Desperation: The True Mother of Invention

What was that about necessity being the mother of invention? Necessity has nothing on desperation I can tell you.

Desperation: The True Mother of Invention

DECEMBER 14, 2001

Posted by EricC on December 14, 2001 at 12:44:52:

The question of how to “yank the land” comes up from time to time.  So, now you're determined to separate the land from the buildings?

Condo style?

OK, let's think out loud then - Why was this "option" so popular in the past?

I think the underlying conditions at the time had a lot to do with so many variations of these being used in the condo industry.

1. Market mindset -- many, if not most of the people who were being sold condos (at the time) were either apartment dwellers or unsophisticated investors. Pure and simple. Long term thinking was not their strong suit (nor of the developers either, but that's another story).

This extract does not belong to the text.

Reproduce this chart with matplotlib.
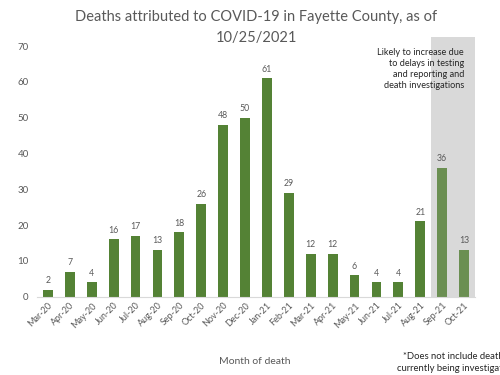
import matplotlib
matplotlib.use("Agg")
import matplotlib.pyplot as plt
import numpy as np

plt.rcParams['font.family'] = ['Lato', 'DejaVu Sans']

months = ['Mar-20', 'Apr-20', 'May-20', 'Jun-20', 'Jul-20', 'Aug-20', 'Sep-20',
          'Oct-20', 'Nov-20', 'Dec-20', 'Jan-21', 'Feb-21', 'Mar-21', 'Apr-21',
          'May-21', 'Jun-21', 'Jul-21', 'Aug-21', 'Sep-21', 'Oct-21']
deaths = [2, 7, 4, 16, 17, 13, 18, 26, 48, 50, 61, 29, 12, 12, 6, 4, 4, 21, 36, 13]
n_pending = 2  # last months likely to increase

grey = '#595959'
green = '#548235'
green_light = '#6b8f52'

W, H = 500, 375
fig = plt.figure(figsize=(5, 3.75), dpi=100)
ax = fig.add_axes([37 / W, 1 - 296.7 / H, (475 - 37) / W, (296.7 - 46) / H])

x = np.arange(len(months))
n = len(months)
colors = [green] * (n - n_pending) + [green_light] * n_pending

# shaded box behind the pending months, sticks out above the axes
ax.bar((n - n_pending - 0.5 + n - 0.5) / 2, 72.8, width=n_pending, bottom=-0.3,
       color='#d9d9d9', zorder=0, clip_on=False)

ax.bar(x, deaths, width=0.45, color=colors, zorder=2)
for i, v in enumerate(deaths):
    ax.text(i, v + 1.3, str(v), ha='center', va='bottom', fontsize=6.3, color=grey)

ax.set_xlim(-0.5, n - 0.5)
ax.set_ylim(0, 70)
ax.set_yticks(range(0, 71, 10))
ax.set_xticks(x)
ax.set_xticklabels(months, rotation=45, ha='right', rotation_mode='anchor')
ax.tick_params(axis='y', length=0, labelsize=7, colors=grey, pad=6)
ax.tick_params(axis='x', length=0, labelsize=6.5, colors=grey, pad=3)
for s in ['top', 'right', 'left']:
    ax.spines[s].set_visible(False)
ax.spines['bottom'].set_color('#d9d9d9')
ax.spines['bottom'].set_zorder(3)

fig.text(256 / W, 1 - 17 / H, 'Deaths attributed to COVID-19 in Fayette County, as of',
         ha='center', va='center', fontsize=10.5, color=grey)
fig.text(256 / W, 1 - 38 / H, '10/25/2021', ha='center', va='center', fontsize=10.5, color=grey)

fig.text(255 / W, 1 - 362 / H, 'Month of death', ha='center', va='center', fontsize=7.5, color=grey)

fig.text(464 / W, 1 - 48 / H,
         'Likely to increase due\nto delays in testing\nand reporting and\ndeath investigations',
         ha='right', va='top', fontsize=6.6, color='#262626', linespacing=1.3)

fig.text(455 / W, 1 - 362.5 / H,
         '*Does not include deaths\ncurrently being investigated',
         ha='center', va='center', multialignment='center',
         fontsize=6.8, color='#262626', linespacing=1.3)

fig.savefig('out.png', dpi=100)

2. Lenders at the time were just beginning to  experiment with new "lending guidelines" and many were overly excited about the possibilities for joint ventures (with RE people and others). All parties seriously overestimated their abilities.

3. As the lenders and developers became increasingly optimistic or desperate (take your choice) they began to focus on attracting buyers. And as any "don't want-er" can tell you, the easiest way to dramatically increase the number of potential buyers is to simply lower the price.

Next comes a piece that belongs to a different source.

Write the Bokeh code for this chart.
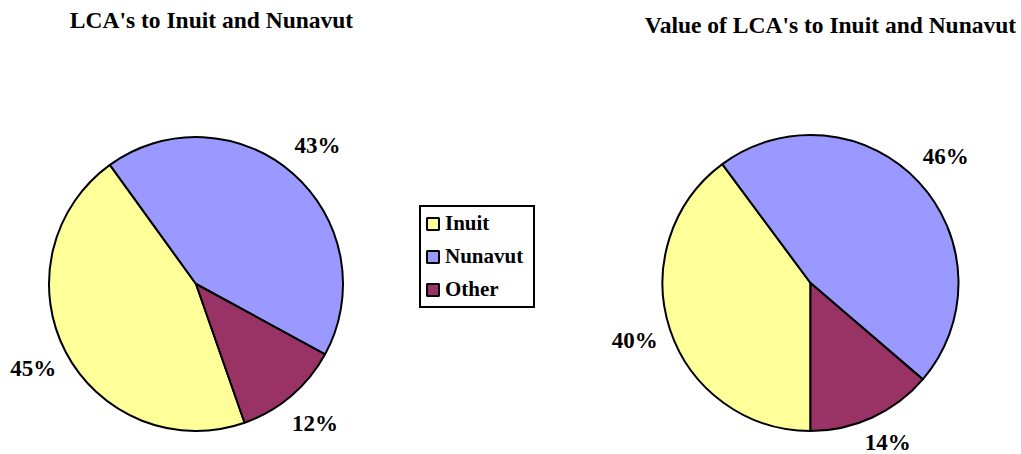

So we have a target group who couldn't care less about future appreciation, developers and lenders bound together by  the twin emotions of fear and greed, ever increasing costs, and regulators (and the economy) preparing to end the party for everyone. What was that about necessity being the mother of invention? Necessity has nothing on desperation I  can tell you.

The ground leases were used as a means to "lower" the entry  costs for buyers. And by separating the land from the improvements, lenders could then be talked into releasing some of those units (and getting this c#@p off their books or onto someone else's).

That ain't all.

Since it was the land valuation that started the whole messy process in the first place, more methods were developed to artificially inflate the price -- often in a matter of hours. We're not talking about "get the deed" here. It was more of "pass the deed" around and around.

Other "possibilities" were experimented with as well. Remember equity sharing? Long before that Simon guy was on TV, developers were touting this as the greatest thing since sliced bread -- and for them, it was. They sold their inflated units to two short sighted idiots rather than one. There are probably some inventive ways to use some of these techniques, but my guess is that most are far beyond the scope of this post.

In the meantime, you might think of it like this: if you can convince someone to purchase the property (without that ground), you might actually have it (the ground) revert to another party at some point in the  future -- say a pension plan? Maybe even your own?

In fact, you could have purchased, split, optioned, and leased all this while it was under your ownership and control. That's the time to make those radical changes.

And unless you regularly argue with yourself and lose (no offense to those bipolar folks in the audience) you should be able to come up with a way for the proper benefits to be transferred (at some point) to those parties who both value them (properly) and need them.

But then you already knew all this, yes?